» DO THIS
The data below should be printed in full, exactly, and without any of its images.

* start COLLECTED DATA *

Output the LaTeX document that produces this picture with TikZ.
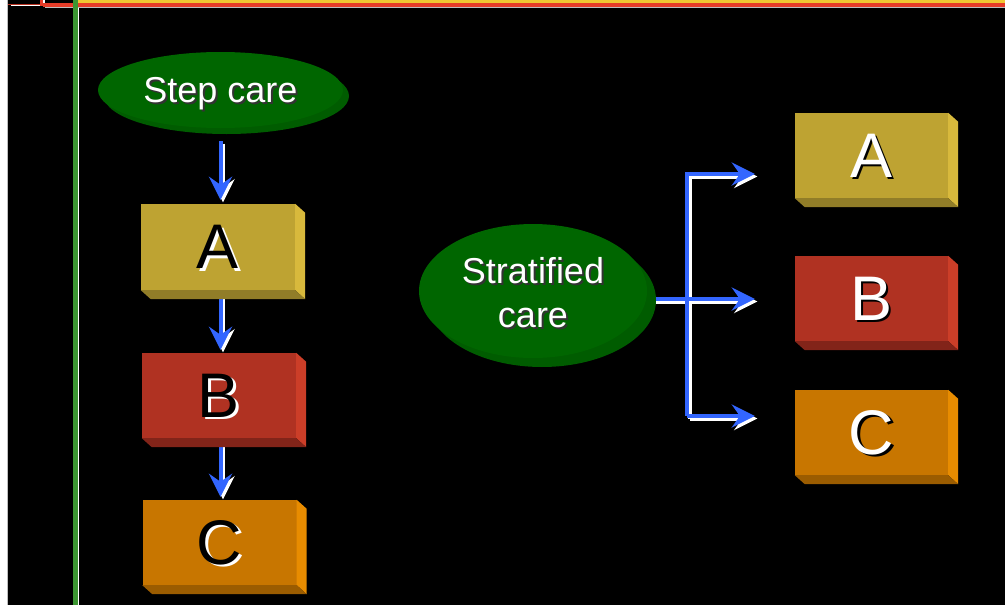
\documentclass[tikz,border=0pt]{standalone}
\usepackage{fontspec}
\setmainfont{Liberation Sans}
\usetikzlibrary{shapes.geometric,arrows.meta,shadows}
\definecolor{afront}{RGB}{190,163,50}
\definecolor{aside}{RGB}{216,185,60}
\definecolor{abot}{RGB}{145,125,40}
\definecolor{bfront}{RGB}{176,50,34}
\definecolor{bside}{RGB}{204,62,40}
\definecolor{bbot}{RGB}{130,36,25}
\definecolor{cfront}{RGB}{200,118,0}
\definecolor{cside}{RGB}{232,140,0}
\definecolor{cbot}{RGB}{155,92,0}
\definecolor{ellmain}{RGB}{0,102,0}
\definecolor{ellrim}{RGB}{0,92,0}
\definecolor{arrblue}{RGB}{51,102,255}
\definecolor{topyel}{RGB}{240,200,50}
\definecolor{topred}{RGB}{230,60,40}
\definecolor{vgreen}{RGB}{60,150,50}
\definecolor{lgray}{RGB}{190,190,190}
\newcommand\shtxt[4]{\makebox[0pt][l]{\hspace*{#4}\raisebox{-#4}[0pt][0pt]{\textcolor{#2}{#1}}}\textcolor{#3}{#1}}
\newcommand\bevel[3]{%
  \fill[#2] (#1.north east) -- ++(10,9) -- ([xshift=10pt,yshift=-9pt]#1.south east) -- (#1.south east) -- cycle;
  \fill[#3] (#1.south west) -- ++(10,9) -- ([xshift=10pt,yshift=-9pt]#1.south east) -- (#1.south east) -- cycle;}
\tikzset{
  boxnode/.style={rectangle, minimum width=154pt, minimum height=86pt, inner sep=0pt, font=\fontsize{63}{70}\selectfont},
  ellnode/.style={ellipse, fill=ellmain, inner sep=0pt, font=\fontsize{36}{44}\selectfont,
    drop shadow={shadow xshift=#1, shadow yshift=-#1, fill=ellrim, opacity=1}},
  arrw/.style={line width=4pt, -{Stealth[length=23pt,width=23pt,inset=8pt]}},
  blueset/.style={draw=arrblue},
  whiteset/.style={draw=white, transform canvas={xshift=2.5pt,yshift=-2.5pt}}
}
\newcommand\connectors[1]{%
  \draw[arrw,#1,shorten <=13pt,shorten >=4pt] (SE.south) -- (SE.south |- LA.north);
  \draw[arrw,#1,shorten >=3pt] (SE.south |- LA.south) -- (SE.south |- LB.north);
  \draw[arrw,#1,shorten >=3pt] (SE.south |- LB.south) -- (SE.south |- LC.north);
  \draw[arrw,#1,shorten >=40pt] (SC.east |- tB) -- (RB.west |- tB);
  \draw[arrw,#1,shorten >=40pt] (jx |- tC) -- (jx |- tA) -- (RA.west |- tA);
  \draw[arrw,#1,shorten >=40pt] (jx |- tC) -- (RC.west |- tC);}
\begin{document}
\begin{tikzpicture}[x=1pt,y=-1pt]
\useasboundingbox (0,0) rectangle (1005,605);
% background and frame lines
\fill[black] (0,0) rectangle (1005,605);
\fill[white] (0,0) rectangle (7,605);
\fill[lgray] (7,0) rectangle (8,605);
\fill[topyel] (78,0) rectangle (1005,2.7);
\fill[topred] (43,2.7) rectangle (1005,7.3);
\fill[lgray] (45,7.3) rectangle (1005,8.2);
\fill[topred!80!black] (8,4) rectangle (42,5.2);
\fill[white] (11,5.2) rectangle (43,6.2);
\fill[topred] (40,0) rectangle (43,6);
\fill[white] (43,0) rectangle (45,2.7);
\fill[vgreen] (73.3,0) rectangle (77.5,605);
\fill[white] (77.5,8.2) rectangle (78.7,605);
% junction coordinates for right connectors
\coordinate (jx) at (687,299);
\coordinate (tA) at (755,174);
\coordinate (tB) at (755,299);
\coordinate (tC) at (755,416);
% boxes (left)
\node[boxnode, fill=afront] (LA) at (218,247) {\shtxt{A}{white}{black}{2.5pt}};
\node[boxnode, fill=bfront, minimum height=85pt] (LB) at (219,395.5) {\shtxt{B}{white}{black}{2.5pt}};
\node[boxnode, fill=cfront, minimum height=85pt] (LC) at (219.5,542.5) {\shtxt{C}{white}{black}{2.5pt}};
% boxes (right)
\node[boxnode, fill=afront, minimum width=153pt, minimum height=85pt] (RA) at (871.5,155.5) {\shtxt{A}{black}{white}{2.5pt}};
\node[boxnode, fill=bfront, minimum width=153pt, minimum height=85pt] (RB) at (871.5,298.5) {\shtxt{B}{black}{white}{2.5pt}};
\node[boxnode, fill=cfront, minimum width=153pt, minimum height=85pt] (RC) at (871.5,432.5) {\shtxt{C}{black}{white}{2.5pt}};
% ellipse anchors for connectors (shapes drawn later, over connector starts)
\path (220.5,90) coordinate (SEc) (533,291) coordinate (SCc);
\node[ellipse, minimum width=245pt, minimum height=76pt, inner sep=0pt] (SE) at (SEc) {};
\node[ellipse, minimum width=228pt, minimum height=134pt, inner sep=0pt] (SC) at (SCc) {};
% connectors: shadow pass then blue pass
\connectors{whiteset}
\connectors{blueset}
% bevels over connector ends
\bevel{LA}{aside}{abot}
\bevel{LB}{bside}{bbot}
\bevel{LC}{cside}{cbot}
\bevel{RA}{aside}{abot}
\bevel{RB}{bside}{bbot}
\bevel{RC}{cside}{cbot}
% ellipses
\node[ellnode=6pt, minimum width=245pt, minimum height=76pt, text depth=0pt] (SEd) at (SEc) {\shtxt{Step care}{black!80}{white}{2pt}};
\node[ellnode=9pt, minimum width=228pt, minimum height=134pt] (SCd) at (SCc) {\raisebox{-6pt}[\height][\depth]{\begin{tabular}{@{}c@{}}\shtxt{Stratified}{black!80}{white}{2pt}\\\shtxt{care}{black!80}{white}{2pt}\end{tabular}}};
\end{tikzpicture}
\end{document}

* end COLLECTED DATA *

» ANSWER TO THIS TASK
Output the LaTeX document that produces this picture with TikZ.
\documentclass[tikz,border=0pt]{standalone}
\usepackage{fontspec}
\setmainfont{Liberation Sans}
\usetikzlibrary{shapes.geometric,arrows.meta,shadows}
\definecolor{afront}{RGB}{190,163,50}
\definecolor{aside}{RGB}{216,185,60}
\definecolor{abot}{RGB}{145,125,40}
\definecolor{bfront}{RGB}{176,50,34}
\definecolor{bside}{RGB}{204,62,40}
\definecolor{bbot}{RGB}{130,36,25}
\definecolor{cfront}{RGB}{200,118,0}
\definecolor{cside}{RGB}{232,140,0}
\definecolor{cbot}{RGB}{155,92,0}
\definecolor{ellmain}{RGB}{0,102,0}
\definecolor{ellrim}{RGB}{0,92,0}
\definecolor{arrblue}{RGB}{51,102,255}
\definecolor{topyel}{RGB}{240,200,50}
\definecolor{topred}{RGB}{230,60,40}
\definecolor{vgreen}{RGB}{60,150,50}
\definecolor{lgray}{RGB}{190,190,190}
\newcommand\shtxt[4]{\makebox[0pt][l]{\hspace*{#4}\raisebox{-#4}[0pt][0pt]{\textcolor{#2}{#1}}}\textcolor{#3}{#1}}
\newcommand\bevel[3]{%
  \fill[#2] (#1.north east) -- ++(10,9) -- ([xshift=10pt,yshift=-9pt]#1.south east) -- (#1.south east) -- cycle;
  \fill[#3] (#1.south west) -- ++(10,9) -- ([xshift=10pt,yshift=-9pt]#1.south east) -- (#1.south east) -- cycle;}
\tikzset{
  boxnode/.style={rectangle, minimum width=154pt, minimum height=86pt, inner sep=0pt, font=\fontsize{63}{70}\selectfont},
  ellnode/.style={ellipse, fill=ellmain, inner sep=0pt, font=\fontsize{36}{44}\selectfont,
    drop shadow={shadow xshift=#1, shadow yshift=-#1, fill=ellrim, opacity=1}},
  arrw/.style={line width=4pt, -{Stealth[length=23pt,width=23pt,inset=8pt]}},
  blueset/.style={draw=arrblue},
  whiteset/.style={draw=white, transform canvas={xshift=2.5pt,yshift=-2.5pt}}
}
\newcommand\connectors[1]{%
  \draw[arrw,#1,shorten <=13pt,shorten >=4pt] (SE.south) -- (SE.south |- LA.north);
  \draw[arrw,#1,shorten >=3pt] (SE.south |- LA.south) -- (SE.south |- LB.north);
  \draw[arrw,#1,shorten >=3pt] (SE.south |- LB.south) -- (SE.south |- LC.north);
  \draw[arrw,#1,shorten >=40pt] (SC.east |- tB) -- (RB.west |- tB);
  \draw[arrw,#1,shorten >=40pt] (jx |- tC) -- (jx |- tA) -- (RA.west |- tA);
  \draw[arrw,#1,shorten >=40pt] (jx |- tC) -- (RC.west |- tC);}
\begin{document}
\begin{tikzpicture}[x=1pt,y=-1pt]
\useasboundingbox (0,0) rectangle (1005,605);
% background and frame lines
\fill[black] (0,0) rectangle (1005,605);
\fill[white] (0,0) rectangle (7,605);
\fill[lgray] (7,0) rectangle (8,605);
\fill[topyel] (78,0) rectangle (1005,2.7);
\fill[topred] (43,2.7) rectangle (1005,7.3);
\fill[lgray] (45,7.3) rectangle (1005,8.2);
\fill[topred!80!black] (8,4) rectangle (42,5.2);
\fill[white] (11,5.2) rectangle (43,6.2);
\fill[topred] (40,0) rectangle (43,6);
\fill[white] (43,0) rectangle (45,2.7);
\fill[vgreen] (73.3,0) rectangle (77.5,605);
\fill[white] (77.5,8.2) rectangle (78.7,605);
% junction coordinates for right connectors
\coordinate (jx) at (687,299);
\coordinate (tA) at (755,174);
\coordinate (tB) at (755,299);
\coordinate (tC) at (755,416);
% boxes (left)
\node[boxnode, fill=afront] (LA) at (218,247) {\shtxt{A}{white}{black}{2.5pt}};
\node[boxnode, fill=bfront, minimum height=85pt] (LB) at (219,395.5) {\shtxt{B}{white}{black}{2.5pt}};
\node[boxnode, fill=cfront, minimum height=85pt] (LC) at (219.5,542.5) {\shtxt{C}{white}{black}{2.5pt}};
% boxes (right)
\node[boxnode, fill=afront, minimum width=153pt, minimum height=85pt] (RA) at (871.5,155.5) {\shtxt{A}{black}{white}{2.5pt}};
\node[boxnode, fill=bfront, minimum width=153pt, minimum height=85pt] (RB) at (871.5,298.5) {\shtxt{B}{black}{white}{2.5pt}};
\node[boxnode, fill=cfront, minimum width=153pt, minimum height=85pt] (RC) at (871.5,432.5) {\shtxt{C}{black}{white}{2.5pt}};
% ellipse anchors for connectors (shapes drawn later, over connector starts)
\path (220.5,90) coordinate (SEc) (533,291) coordinate (SCc);
\node[ellipse, minimum width=245pt, minimum height=76pt, inner sep=0pt] (SE) at (SEc) {};
\node[ellipse, minimum width=228pt, minimum height=134pt, inner sep=0pt] (SC) at (SCc) {};
% connectors: shadow pass then blue pass
\connectors{whiteset}
\connectors{blueset}
% bevels over connector ends
\bevel{LA}{aside}{abot}
\bevel{LB}{bside}{bbot}
\bevel{LC}{cside}{cbot}
\bevel{RA}{aside}{abot}
\bevel{RB}{bside}{bbot}
\bevel{RC}{cside}{cbot}
% ellipses
\node[ellnode=6pt, minimum width=245pt, minimum height=76pt, text depth=0pt] (SEd) at (SEc) {\shtxt{Step care}{black!80}{white}{2pt}};
\node[ellnode=9pt, minimum width=228pt, minimum height=134pt] (SCd) at (SCc) {\raisebox{-6pt}[\height][\depth]{\begin{tabular}{@{}c@{}}\shtxt{Stratified}{black!80}{white}{2pt}\\\shtxt{care}{black!80}{white}{2pt}\end{tabular}}};
\end{tikzpicture}
\end{document}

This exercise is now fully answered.